In law school, we were able to take a class called Personal Injury Trial Law from a local injury lawyer. We joked that the class was show and tell because of what he did in his teaching methods was more akin to showing and telling us the type of work he does, the reason his job exists, the hazards that plaintiff's lawyers and injury lawyers had been able to eradicate from society, and generally, it was entertaining, in that it was so real world for us.
Constitutional law is not something people sit around and talk about, but everybody knows somebody that's been in a car crash, and a lot of people know someone that's been injured on the job. I remember one of the stories he told us was about a man who lost both of his hands while at work. He worked with a metal press, and what he had to do was put sheet metal in this press, and then the metal press would stamp out little circular disks.
The way the machine was built was that he had to position both of the sheets of metal and the stamp in a certain location, but then to operate the stamp, he had to push two buttons at the same time. Those buttons were about four feet apart. If you think about it, he had to be able to use both of his hands to push those buttons. The reason it was designed that way was so you wouldn't get your hands stuck in the equipment. What you didn't want was your hand to be there when the stamp came down.
At some point, the employer decided that that was slowing down the process, so they removed the hand buttons that required two buttons at once and replaced it with a foot pedal. Well, as you can imagine, removing that safety equipment meant there was nothing stopping that energy and force if a hand was in the way.

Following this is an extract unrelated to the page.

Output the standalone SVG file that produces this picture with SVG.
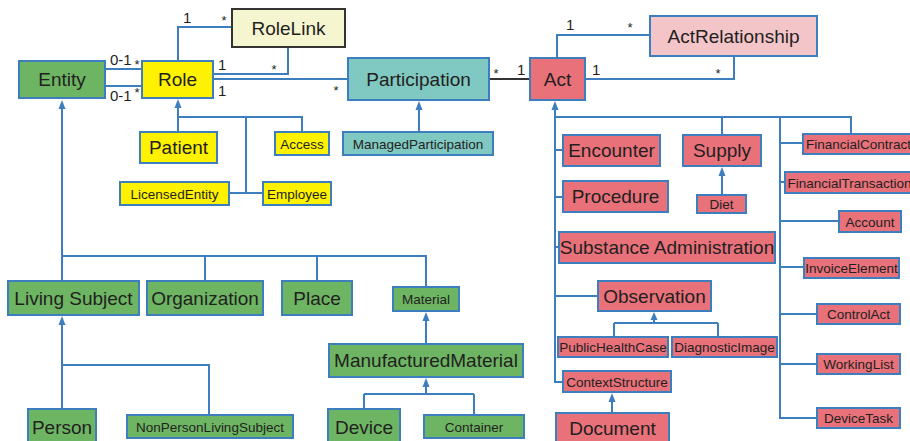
<svg xmlns="http://www.w3.org/2000/svg" width="910" height="441" viewBox="0 0 910 441">
<style>
text{font-family:"Liberation Sans",Arial,sans-serif;fill:#231f20;text-anchor:middle}
.b{font-size:19px}
.s{font-size:13.5px}
.m{font-size:15px;text-anchor:start}
.st{font-size:13px;text-anchor:middle}
rect{stroke:#3d7ebf;stroke-width:2}
.g{fill:#6db563}
.y{fill:#fff200}
.t{fill:#80c8c2}
.r{fill:#e8717a}
.p{fill:#f3c5c9}
.c path,.c line{fill:none;stroke:#3d7ebf;stroke-width:2}
.c polygon{fill:#3d7ebf;stroke:none}
</style>
<g class="c" id="connectors">
<line x1="105" y1="69" x2="142" y2="69"/>
<line x1="105" y1="86" x2="142" y2="86"/>
<path d="M178,61V27H232"/>
<path d="M288,47V74H213"/>
<path d="M213,79H348"/>
<line x1="489" y1="79" x2="530" y2="79" style="stroke:#333"/>
<path d="M557,58V35H650"/>
<path d="M734,56V79H585"/>
<polygon points="178,99 174.5,108 181.5,108"/>
<path d="M178,108V132M178,117H302V132M246,117V193M229,193H263"/>
<polygon points="62,100 58.5,109 65.5,109"/>
<path d="M62,109V281M62,256H426V287M205,256V281M317,256V281"/>
<polygon points="62,316 58.5,325 65.5,325"/>
<path d="M62,325V409M62,365H209V415"/>
<polygon points="426,312 422.5,321 429.5,321"/>
<path d="M426,321V344"/>
<polygon points="426,378 422.5,387 429.5,387"/>
<path d="M426,387V394M364,394H474M364,394V409M474,394V415"/>
<polygon points="419,101 415.5,110 422.5,110"/>
<path d="M419,110V132"/>
<polygon points="555,101 551.5,110 558.5,110"/>
<path d="M555,110V382H563M555,117H851V134M722,117V135M780,117V418H817"/>
<path d="M555,150H563M555,197H563M555,247H559M555,296H598"/>
<path d="M780,143H803M780,182H785M780,221H839M780,267H804M780,314H817M780,364H817"/>
<polygon points="722,167 718.5,176 725.5,176"/>
<path d="M722,176V195"/>
<polygon points="654,312 650.5,320 657.5,320"/>
<path d="M654,320V323M614,323H718M614,323V337M718,323V337"/>
<polygon points="612,393 608.5,402 615.5,402"/>
<path d="M612,402V413"/>
<text class="m" x="110" y="65">0-1</text>
<text class="st" x="137" y="69">*</text>
<text class="m" x="110" y="101">0-1</text>
<text class="st" x="137" y="97">*</text>
<text class="m" x="183" y="23">1</text>
<text class="st" x="224" y="25">*</text>
<text class="m" x="218" y="70">1</text>
<text class="st" x="274" y="74">*</text>
<text class="m" x="218" y="96">1</text>
<text class="st" x="336" y="95">*</text>
<text class="st" x="496" y="78">*</text>
<text class="m" x="517" y="75">1</text>
<text class="m" x="566" y="30">1</text>
<text class="st" x="630" y="32">*</text>
<text class="m" x="592" y="75">1</text>
<text class="st" x="718" y="78">*</text>
</g>
<g id="Entity"><rect class="g" x="19" y="61" width="86" height="37"/><text class="b" x="62" y="86">Entity</text></g>
<g id="Role"><rect class="y" x="142" y="61" width="71" height="37"/><text class="b" x="177.5" y="86">Role</text></g>
<g id="RoleLink"><rect x="232" y="9" width="113" height="38" style="fill:#f5f5d0;stroke:#333"/><text class="b" x="288.5" y="34.5">RoleLink</text></g>
<g id="Participation"><rect class="t" x="348" y="58" width="141" height="42"/><text class="b" x="418.5" y="85.5">Participation</text></g>
<g id="Act"><rect class="r" x="530" y="58" width="55" height="42"/><text class="b" x="557.5" y="85.5">Act</text></g>
<g id="ActRelationship"><rect class="p" x="650" y="16" width="167" height="40"/><text class="b" x="733.5" y="42.5">ActRelationship</text></g>
<g id="ManagedParticipation"><rect class="t" x="343" y="132" width="150" height="23"/><text class="s" x="418" y="148.5">ManagedParticipation</text></g>
<g id="Patient"><rect class="y" x="140" y="132" width="77" height="31"/><text class="b" x="178.5" y="154">Patient</text></g>
<g id="Access"><rect class="y" x="275" y="132" width="54" height="23"/><text class="s" x="302" y="148.5">Access</text></g>
<g id="LicensedEntity"><rect class="y" x="120" y="182" width="109" height="23"/><text class="s" x="174.5" y="198.5">LicensedEntity</text></g>
<g id="Employee"><rect class="y" x="263" y="182" width="68" height="23"/><text class="s" x="297" y="198.5">Employee</text></g>
<g id="LivingSubject"><rect class="g" x="8" y="281" width="131" height="34"/><text class="b" x="73.5" y="304.5">Living Subject</text></g>
<g id="Organization"><rect class="g" x="147" y="281" width="116" height="34"/><text class="b" x="205" y="304.5">Organization</text></g>
<g id="Place"><rect class="g" x="282" y="281" width="70" height="34"/><text class="b" x="317" y="304.5">Place</text></g>
<g id="Material"><rect class="g" x="393" y="287" width="66" height="24"/><text class="s" x="426" y="303.5">Material</text></g>
<g id="ManufacturedMaterial"><rect class="g" x="329" y="344" width="194" height="33"/><text class="b" x="426" y="367">ManufacturedMaterial</text></g>
<g id="Person"><rect class="g" x="28" y="409" width="68" height="40"/><text class="b" x="62" y="433.5">Person</text></g>
<g id="NonPersonLivingSubject"><rect class="g" x="127" y="415" width="166" height="23"/><text class="s" x="210" y="431.5">NonPersonLivingSubject</text></g>
<g id="Device"><rect class="g" x="328" y="409" width="72" height="40"/><text class="b" x="364" y="433.5">Device</text></g>
<g id="Container"><rect class="g" x="424" y="415" width="100" height="23"/><text class="s" x="474" y="431.5">Container</text></g>
<g id="Encounter"><rect class="r" x="563" y="135" width="97" height="31"/><text class="b" x="611.5" y="157">Encounter</text></g>
<g id="Procedure"><rect class="r" x="563" y="181" width="105" height="31"/><text class="b" x="615.5" y="203">Procedure</text></g>
<g id="Supply"><rect class="r" x="683" y="135" width="78" height="31"/><text class="b" x="722" y="157">Supply</text></g>
<g id="Diet"><rect class="r" x="697" y="195" width="49" height="18"/><text class="s" x="721.5" y="209">Diet</text></g>
<g id="SubstanceAdministration"><rect class="r" x="559" y="232" width="216" height="31"/><text class="b" x="667" y="254">Substance Administration</text></g>
<g id="Observation"><rect class="r" x="598" y="281" width="113" height="30"/><text class="b" x="654.5" y="302.5">Observation</text></g>
<g id="PublicHealthCase"><rect class="r" x="558" y="337" width="110" height="20"/><text class="s" x="613" y="352">PublicHealthCase</text></g>
<g id="DiagnosticImage"><rect class="r" x="672" y="337" width="105" height="20"/><text class="s" x="724.5" y="352">DiagnosticImage</text></g>
<g id="ContextStructure"><rect class="r" x="563" y="371" width="108" height="21"/><text class="s" x="617" y="386.5">ContextStructure</text></g>
<g id="Document"><rect class="r" x="556" y="413" width="113" height="36"/><text class="b" x="612.5" y="434.5">Document</text></g>
<g id="FinancialContract"><rect class="r" x="803" y="134" width="111" height="20"/><text class="s" x="858.5" y="149">FinancialContract</text></g>
<g id="FinancialTransaction"><rect class="r" x="785" y="172" width="129" height="21"/><text class="s" x="849.5" y="187.5">FinancialTransaction</text></g>
<g id="Account"><rect class="r" x="839" y="211" width="62" height="21"/><text class="s" x="870" y="226.5">Account</text></g>
<g id="InvoiceElement"><rect class="r" x="804" y="258" width="95" height="20"/><text class="s" x="851.5" y="273">InvoiceElement</text></g>
<g id="ControlAct"><rect class="r" x="817" y="304" width="83" height="20"/><text class="s" x="858.5" y="319">ControlAct</text></g>
<g id="WorkingList"><rect class="r" x="817" y="354" width="83" height="20"/><text class="s" x="858.5" y="369">WorkingList</text></g>
<g id="DeviceTask"><rect class="r" x="817" y="408" width="83" height="20"/><text class="s" x="858.5" y="423">DeviceTask</text></g>
</svg>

One day, this man was doing his job as he had done for about 10 years, but he was using the foot pedal that had been added to the machine. He pushed it while his hands weren't out of the way, and they were both partially amputated.
I remember thinking how crazy that was, and now that I've done this job for over a decade, I realize that some employers care that much about speeding up processes and that much about making more money per hour of work. We've been talking about OSHA violations and the most common OSHA violations. One of the most common OSHA violations is violations of the lockout/tagout procedures outlined by OSHA.
Lockout/tagout is intended to help employees avoid getting injured by hazardous energy. Different types of energy sources include hydraulic, pneumatic, mechanical, electrical, chemical, thermal, or other sources of energy that can come from machines or equipment, and that those types of energy can be hazardous.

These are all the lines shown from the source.